On Christmas Day 2017, out of the nowhere/somewhere of Twin Peaks world, I was surprised by an email message from FBI agent Dale Cooper/Kyle McLachlan, about my December 20 piece, “Stars Fell on Alabama: David Lynch, Doug Jones, and the Twin Peaks Connection.” Since McLachlan is the central actor in the master’s life’s work, it was almost as good as hearing from David Lynch himself when Coop said “Enjoyed this perspective. Thanks!”

The column in question opened with my reference to Doug Jones beating Roy Moore in Alabama’s special election for the Senate seat once held by Attorney General Jeff (“I refuse to recuse myself”) Sessions, and the connection to the outcome felt by viewers who had lived and died through all 18 episodes of Twin Peaks: The Return waiting for the real Dale Cooper to emerge from his robotic double Dougie Jones. The moment he finally wakes up from an electrocution-driven coma, movingly delivered by the music of Angelo Badalamenti’s Twin Peaks theme, is well worth the wait.

The Return ends with agent Cooper on a mission to nowhere. As he and Laura Palmer’s double (played by the original Laura, Sheryl Lee) stand staring at the house of horrors Laura once lived in, the all-American FBI agent, who knows the Tibetan Book of the Dead by heart, is asking a woman who is about to scream what year it is.
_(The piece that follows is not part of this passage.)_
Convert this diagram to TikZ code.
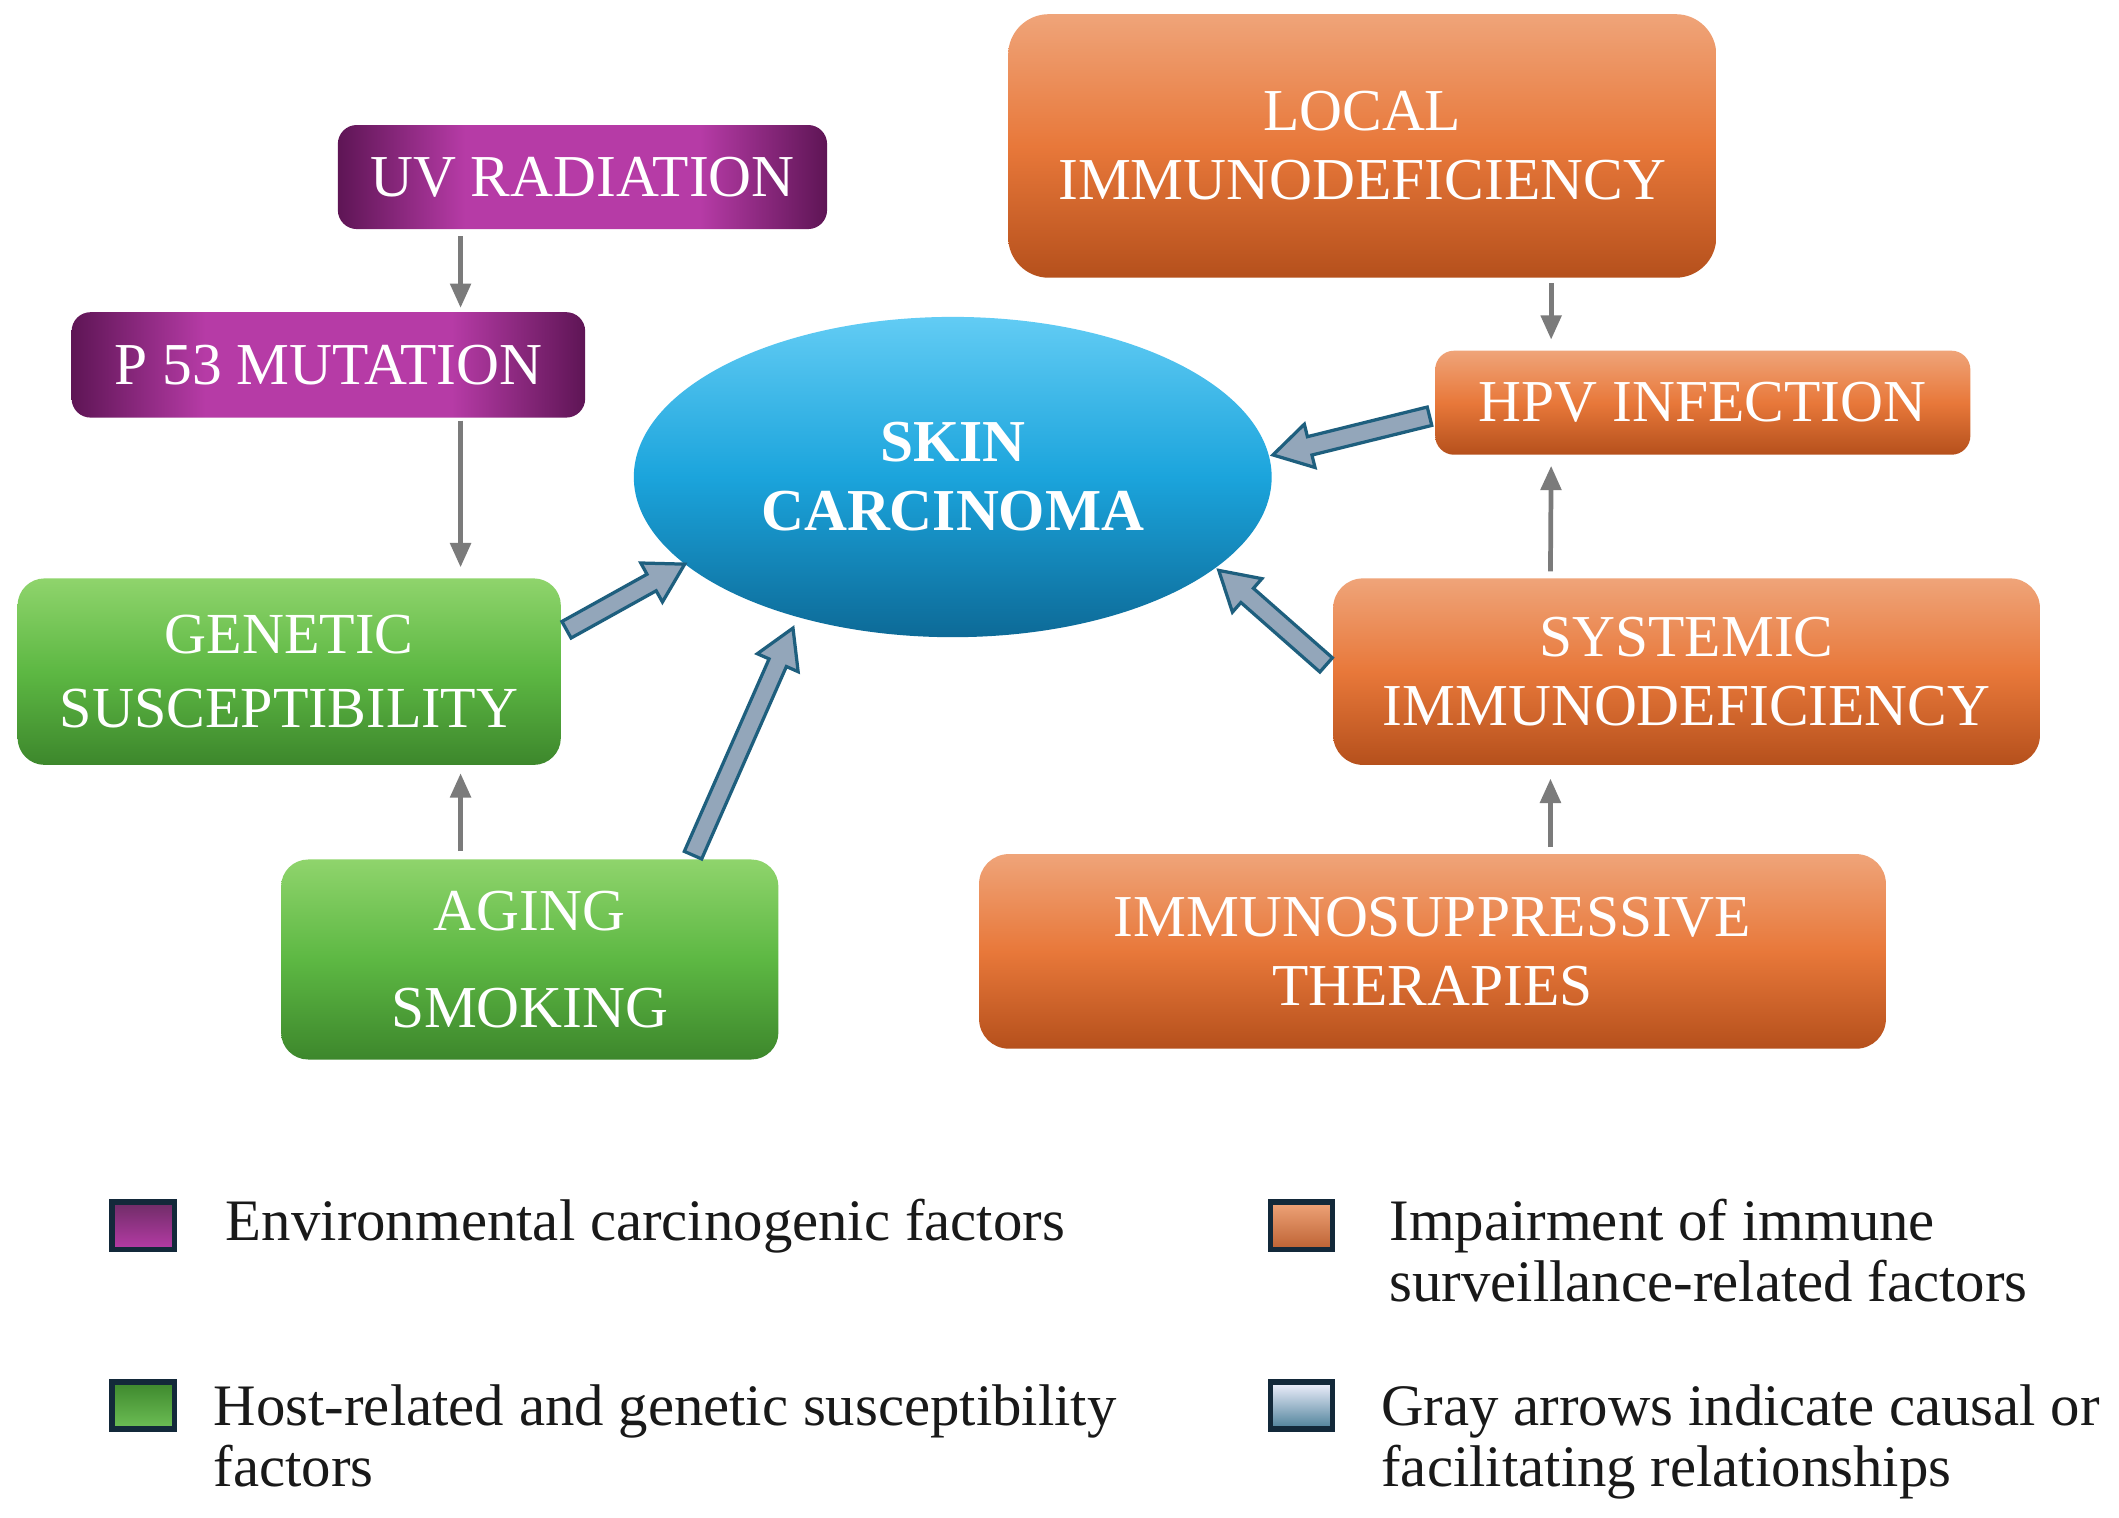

Rather than end by making the obvious connection suggested by The Return — that of a nation standing outside the White House wondering where we’re headed — let’s give the weatherman the last word. In his hybrid biography-memoir Room to Dream (Random House 2018, with Kristine McKenna), David Lynch ends the first chapter about Twin Peaks by observing that although “most people’s lives are filled with mystery, … things move superfast nowadays and there’s not much time to sit and daydream and notice the mystery. There are fewer and fewer places in the world now where you can see the stars in the night sky, and you’ve got to go a long way out of L.A., to the dry lake beds, to see them now. One time we were out there shooting, … and at two in the morning we turned off the lights and lay down on the desert floor and just looked up. Trillions of stars. Trillions. It’s so powerful. And because we’re not seeing those stars we’re forgetting how grand the whole show is.”